Le nouveau retard accusé par Boeing est dû au fait que la FAA - qui essaie de montrer son indépendance vis-à-vis du groupe américain - a adressé de nouvelles questions au constructeur, a expliqué M. Elwell.
Une fois que Boeing aura soumis toute la documentation au régulateur, il devra franchir d'autres étapes: la FAA va par exemple effectuer un essai en vol et une analyse poussée pour éprouver la sécurité de l'appareil.
American Airlines, Southwest et United, qui se sont réunies à Miami (Floride) la semaine dernière, estiment qu'il leur faudra de 100 à 150 heures de maintenance -- vérification du moteur notamment -- pour préparer leurs avions une fois levée l'interdiction de vol, a dit un porte-parole de la première à l'AFP.
En outre, la FAA n'a toujours pas déterminé quelle sera la formation adéquate pour les pilotes.
Les Etats-Unis et un grand nombre de pays dont le Canada divergent sur ce point: les premiers estiment qu'une formation sur ordinateur ou iPad est suffisante pour des pilotes chevronnés, quand Ottawa veut rendre obligatoire le passage des pilotes sur simulateur de vol.
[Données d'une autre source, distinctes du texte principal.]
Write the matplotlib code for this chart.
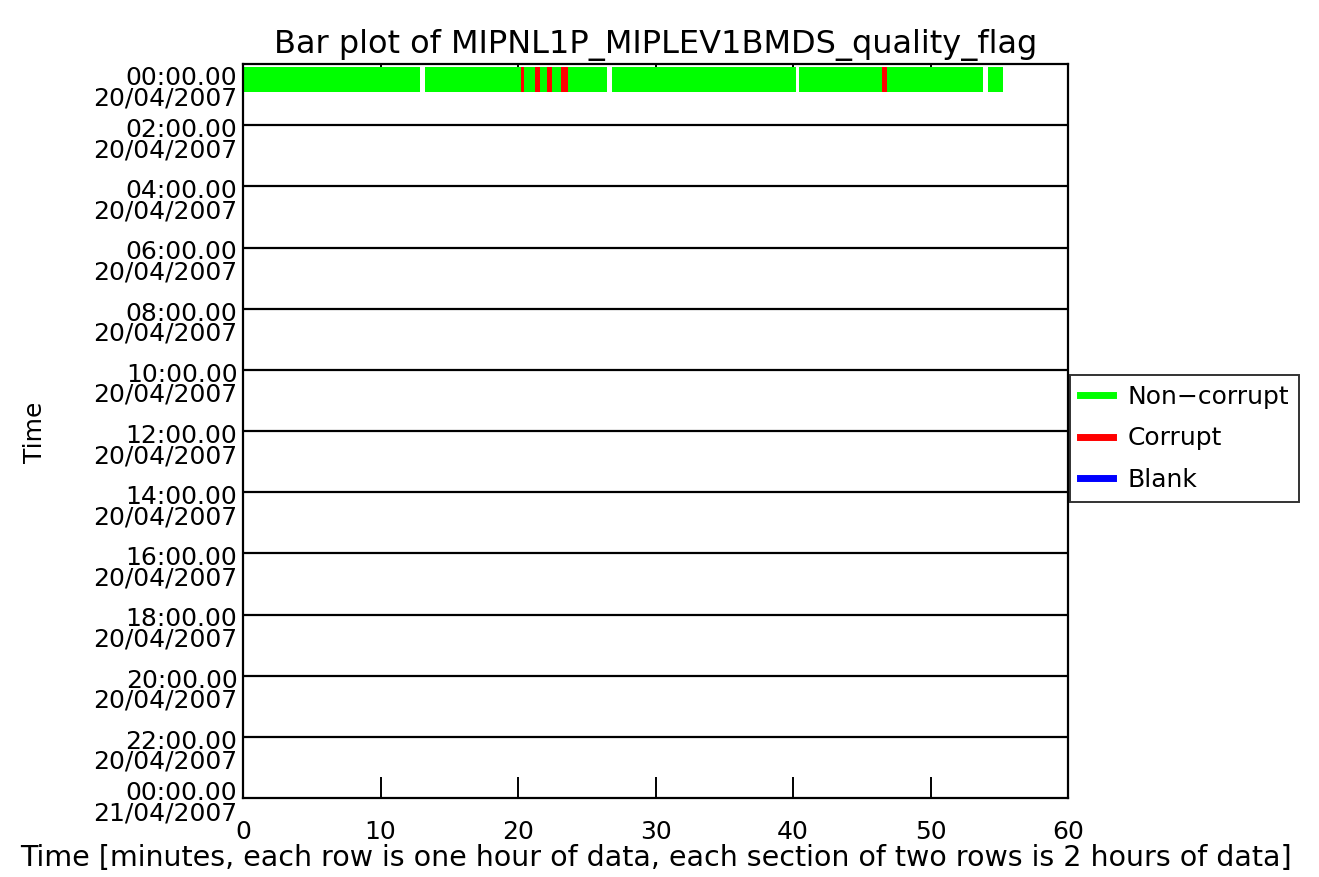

L'Union européenne via l'AESA (agence européenne de la sécurité aérienne), le Canada ou encore le Brésil ont déjà indiqué qu'ils allaient effectuer leur propre évaluation du correctif du MCAS.
La Chine, premier pays à avoir cloué au sol le 737 MAX, est également une inconnue en plein regain de tensions commerciales entre Pékin et Washington.
- Besoin de transparence -
Près d'une soixantaine de représentants de 33 pays où volait le 737 MAX ont pris part à la réunion, tenue à huis clos.
"Il n'y a pas eu de critiques (...). La discussion a été franche", a affirmé Dan Elwell, ajoutant que ses pairs avaient posé "beaucoup de questions" et voulaient des "clarifications" sur les procédures américaines.
Le retour de la confiance sera long, des enquêtes d'opinion menées par Southwest montrant qu'un grand nombre de passagers ne sont pas prêts à monter tout de suite à bord d'un 737 MAX.
Et les pilotes sur lesquels les compagnies, Boeing et la FAA entendent s'appuyer ne semblent pas disposés à leur signer un chèque en blanc.
"Avant que le MAX ne retourne en service: nous avons besoin de réponses et de transparence", a ainsi réagi jeudi l'ECA, la fédération européenne des pilotes.
Au-delà de la réputation, la crise du 737 MAX devrait avoir un coût financier important alors que cet avion représentait près de 80% du carnet de commandes à fin avril.
Boeing, qui a suspendu les livraisons, ne perçoit plus d'argent des compagnies aériennes qu'il devra aussi indemniser pour leur manque à gagner.